Data supplied:
_ _ _ _ _ _ _
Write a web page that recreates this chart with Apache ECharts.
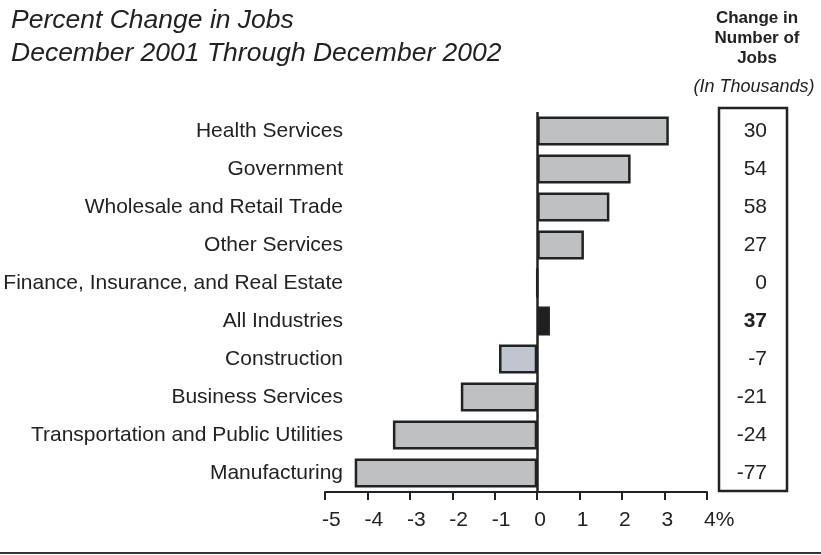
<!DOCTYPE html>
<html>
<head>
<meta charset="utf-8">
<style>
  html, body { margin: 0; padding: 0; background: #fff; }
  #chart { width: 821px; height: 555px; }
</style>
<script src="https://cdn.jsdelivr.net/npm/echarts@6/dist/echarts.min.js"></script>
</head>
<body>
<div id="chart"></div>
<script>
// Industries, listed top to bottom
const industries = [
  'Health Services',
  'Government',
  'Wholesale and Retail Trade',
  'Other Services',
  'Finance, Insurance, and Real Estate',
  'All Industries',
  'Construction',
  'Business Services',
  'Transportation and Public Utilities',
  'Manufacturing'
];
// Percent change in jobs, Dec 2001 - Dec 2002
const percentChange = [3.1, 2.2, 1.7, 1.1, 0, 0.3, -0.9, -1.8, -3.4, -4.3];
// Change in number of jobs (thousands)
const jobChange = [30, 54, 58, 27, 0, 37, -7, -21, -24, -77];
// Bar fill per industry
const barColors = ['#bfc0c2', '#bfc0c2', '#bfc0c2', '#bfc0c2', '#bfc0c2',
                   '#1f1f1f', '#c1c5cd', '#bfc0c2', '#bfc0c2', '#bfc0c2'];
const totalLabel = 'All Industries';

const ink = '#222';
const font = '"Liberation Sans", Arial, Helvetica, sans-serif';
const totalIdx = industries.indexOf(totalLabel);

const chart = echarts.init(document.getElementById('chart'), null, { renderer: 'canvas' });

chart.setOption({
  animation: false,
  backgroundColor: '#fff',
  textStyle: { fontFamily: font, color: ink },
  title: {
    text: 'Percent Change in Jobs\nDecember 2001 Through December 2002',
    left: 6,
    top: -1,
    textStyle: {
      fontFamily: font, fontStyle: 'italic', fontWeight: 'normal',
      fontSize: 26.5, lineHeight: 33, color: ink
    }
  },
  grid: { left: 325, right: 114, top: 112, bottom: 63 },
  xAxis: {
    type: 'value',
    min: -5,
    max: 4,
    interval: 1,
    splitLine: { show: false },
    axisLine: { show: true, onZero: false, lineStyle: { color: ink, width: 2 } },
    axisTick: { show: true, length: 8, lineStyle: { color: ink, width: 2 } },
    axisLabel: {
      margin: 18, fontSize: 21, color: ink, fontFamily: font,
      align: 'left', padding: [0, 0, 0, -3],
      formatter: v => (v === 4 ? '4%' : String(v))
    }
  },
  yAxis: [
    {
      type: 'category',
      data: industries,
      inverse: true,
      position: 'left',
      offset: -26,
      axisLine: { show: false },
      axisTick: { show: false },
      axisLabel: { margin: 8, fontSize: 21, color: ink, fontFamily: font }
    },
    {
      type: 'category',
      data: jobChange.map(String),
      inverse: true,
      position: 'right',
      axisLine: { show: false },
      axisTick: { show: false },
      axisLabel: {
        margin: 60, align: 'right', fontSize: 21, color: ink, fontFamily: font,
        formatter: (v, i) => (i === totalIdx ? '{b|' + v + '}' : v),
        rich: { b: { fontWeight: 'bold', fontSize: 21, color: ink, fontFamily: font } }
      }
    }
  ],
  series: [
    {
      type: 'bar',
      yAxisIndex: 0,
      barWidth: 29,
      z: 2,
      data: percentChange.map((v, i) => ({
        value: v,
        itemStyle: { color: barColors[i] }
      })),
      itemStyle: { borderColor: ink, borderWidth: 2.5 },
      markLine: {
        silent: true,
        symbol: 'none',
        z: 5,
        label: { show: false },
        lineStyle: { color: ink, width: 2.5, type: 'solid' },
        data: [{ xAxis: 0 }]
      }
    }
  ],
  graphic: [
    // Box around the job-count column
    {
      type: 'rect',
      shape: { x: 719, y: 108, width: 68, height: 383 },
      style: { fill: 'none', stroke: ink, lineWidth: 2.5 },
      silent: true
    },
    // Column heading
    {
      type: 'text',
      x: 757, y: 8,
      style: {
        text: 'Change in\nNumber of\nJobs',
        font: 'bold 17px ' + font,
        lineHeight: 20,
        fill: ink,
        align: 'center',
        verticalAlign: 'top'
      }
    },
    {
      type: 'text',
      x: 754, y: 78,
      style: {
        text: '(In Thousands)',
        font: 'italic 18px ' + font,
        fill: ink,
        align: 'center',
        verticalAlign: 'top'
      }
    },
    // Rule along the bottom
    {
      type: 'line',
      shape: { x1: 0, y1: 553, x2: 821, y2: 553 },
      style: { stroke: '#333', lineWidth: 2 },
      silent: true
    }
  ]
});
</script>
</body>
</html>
_ _ _ _ _ _ _
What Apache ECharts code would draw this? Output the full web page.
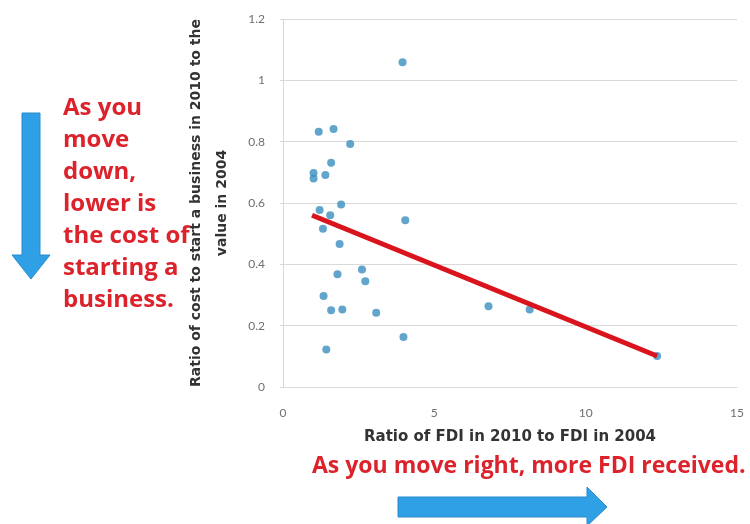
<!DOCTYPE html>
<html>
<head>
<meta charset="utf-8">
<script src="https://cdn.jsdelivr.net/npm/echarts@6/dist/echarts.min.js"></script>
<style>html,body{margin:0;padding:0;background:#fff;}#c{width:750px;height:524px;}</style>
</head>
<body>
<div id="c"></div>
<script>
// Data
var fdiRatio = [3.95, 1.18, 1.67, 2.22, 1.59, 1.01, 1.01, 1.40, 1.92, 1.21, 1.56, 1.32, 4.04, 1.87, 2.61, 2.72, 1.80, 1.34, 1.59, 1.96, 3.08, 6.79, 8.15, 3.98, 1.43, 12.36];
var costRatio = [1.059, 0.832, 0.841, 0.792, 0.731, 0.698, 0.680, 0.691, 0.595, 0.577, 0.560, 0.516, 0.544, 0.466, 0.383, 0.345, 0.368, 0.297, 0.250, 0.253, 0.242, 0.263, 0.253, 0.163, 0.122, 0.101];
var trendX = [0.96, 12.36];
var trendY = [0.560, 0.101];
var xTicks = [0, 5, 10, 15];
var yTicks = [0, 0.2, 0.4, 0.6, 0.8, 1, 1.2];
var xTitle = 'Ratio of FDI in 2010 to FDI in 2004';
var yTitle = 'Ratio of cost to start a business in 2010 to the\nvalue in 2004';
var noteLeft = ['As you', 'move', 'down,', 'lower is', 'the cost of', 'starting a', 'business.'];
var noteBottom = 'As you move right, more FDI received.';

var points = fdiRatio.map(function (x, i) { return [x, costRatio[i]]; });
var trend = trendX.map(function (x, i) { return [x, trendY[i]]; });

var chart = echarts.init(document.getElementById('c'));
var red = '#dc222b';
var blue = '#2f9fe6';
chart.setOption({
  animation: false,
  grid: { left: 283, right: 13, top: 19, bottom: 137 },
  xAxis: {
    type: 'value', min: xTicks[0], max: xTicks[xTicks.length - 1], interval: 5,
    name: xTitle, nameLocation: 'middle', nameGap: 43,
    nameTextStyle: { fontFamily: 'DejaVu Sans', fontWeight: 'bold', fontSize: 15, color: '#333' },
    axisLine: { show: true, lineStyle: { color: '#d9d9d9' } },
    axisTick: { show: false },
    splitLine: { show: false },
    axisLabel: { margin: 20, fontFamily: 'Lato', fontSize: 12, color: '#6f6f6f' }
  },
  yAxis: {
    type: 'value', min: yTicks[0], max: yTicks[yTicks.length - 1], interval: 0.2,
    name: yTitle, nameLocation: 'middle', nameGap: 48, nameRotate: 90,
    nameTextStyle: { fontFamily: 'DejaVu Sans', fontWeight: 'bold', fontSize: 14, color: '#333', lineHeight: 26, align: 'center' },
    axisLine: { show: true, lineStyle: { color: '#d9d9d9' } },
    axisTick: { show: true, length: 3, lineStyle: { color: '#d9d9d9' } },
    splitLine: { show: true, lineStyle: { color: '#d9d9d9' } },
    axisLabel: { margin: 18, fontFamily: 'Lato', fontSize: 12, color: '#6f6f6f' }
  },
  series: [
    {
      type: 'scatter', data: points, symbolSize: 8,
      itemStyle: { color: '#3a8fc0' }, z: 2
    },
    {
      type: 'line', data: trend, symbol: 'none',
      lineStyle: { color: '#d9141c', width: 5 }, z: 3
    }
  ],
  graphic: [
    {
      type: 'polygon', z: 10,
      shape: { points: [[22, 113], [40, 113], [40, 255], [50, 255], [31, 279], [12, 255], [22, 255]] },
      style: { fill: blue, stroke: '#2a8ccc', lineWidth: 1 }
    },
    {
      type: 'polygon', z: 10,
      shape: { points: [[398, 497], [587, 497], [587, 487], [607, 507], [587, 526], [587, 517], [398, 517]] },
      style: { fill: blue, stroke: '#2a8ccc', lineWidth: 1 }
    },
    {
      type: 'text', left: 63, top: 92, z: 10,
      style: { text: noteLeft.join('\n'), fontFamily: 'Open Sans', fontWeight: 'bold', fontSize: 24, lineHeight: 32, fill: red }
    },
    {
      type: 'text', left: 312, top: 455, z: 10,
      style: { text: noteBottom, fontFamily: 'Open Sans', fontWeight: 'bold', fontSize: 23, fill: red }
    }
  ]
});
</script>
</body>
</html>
_ _ _ _ _ _ _
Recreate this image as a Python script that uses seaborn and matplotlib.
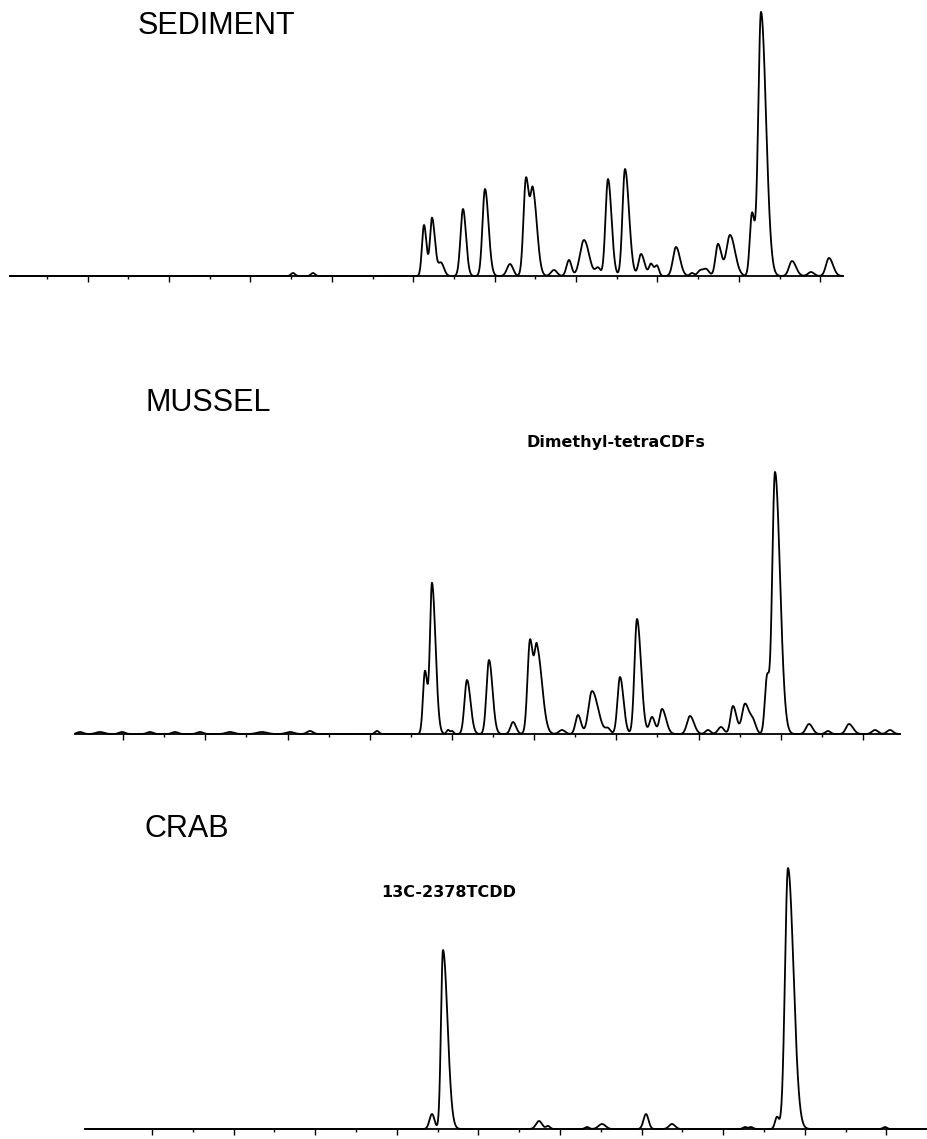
_ _ _ _ _ _ _
Set problem: Make an exact copy of the lines from the one that contains "What Apache ECharts" through the one that contains "var trend = trendX.map(function", both included, and no other lines. Pictures are skipped.

Answer to this problem:
What Apache ECharts code would draw this? Output the full web page.
<!DOCTYPE html>
<html>
<head>
<meta charset="utf-8">
<script src="https://cdn.jsdelivr.net/npm/echarts@6/dist/echarts.min.js"></script>
<style>html,body{margin:0;padding:0;background:#fff;}#c{width:750px;height:524px;}</style>
</head>
<body>
<div id="c"></div>
<script>
// Data
var fdiRatio = [3.95, 1.18, 1.67, 2.22, 1.59, 1.01, 1.01, 1.40, 1.92, 1.21, 1.56, 1.32, 4.04, 1.87, 2.61, 2.72, 1.80, 1.34, 1.59, 1.96, 3.08, 6.79, 8.15, 3.98, 1.43, 12.36];
var costRatio = [1.059, 0.832, 0.841, 0.792, 0.731, 0.698, 0.680, 0.691, 0.595, 0.577, 0.560, 0.516, 0.544, 0.466, 0.383, 0.345, 0.368, 0.297, 0.250, 0.253, 0.242, 0.263, 0.253, 0.163, 0.122, 0.101];
var trendX = [0.96, 12.36];
var trendY = [0.560, 0.101];
var xTicks = [0, 5, 10, 15];
var yTicks = [0, 0.2, 0.4, 0.6, 0.8, 1, 1.2];
var xTitle = 'Ratio of FDI in 2010 to FDI in 2004';
var yTitle = 'Ratio of cost to start a business in 2010 to the\nvalue in 2004';
var noteLeft = ['As you', 'move', 'down,', 'lower is', 'the cost of', 'starting a', 'business.'];
var noteBottom = 'As you move right, more FDI received.';

var points = fdiRatio.map(function (x, i) { return [x, costRatio[i]]; });
var trend = trendX.map(function (x, i) { return [x, trendY[i]]; });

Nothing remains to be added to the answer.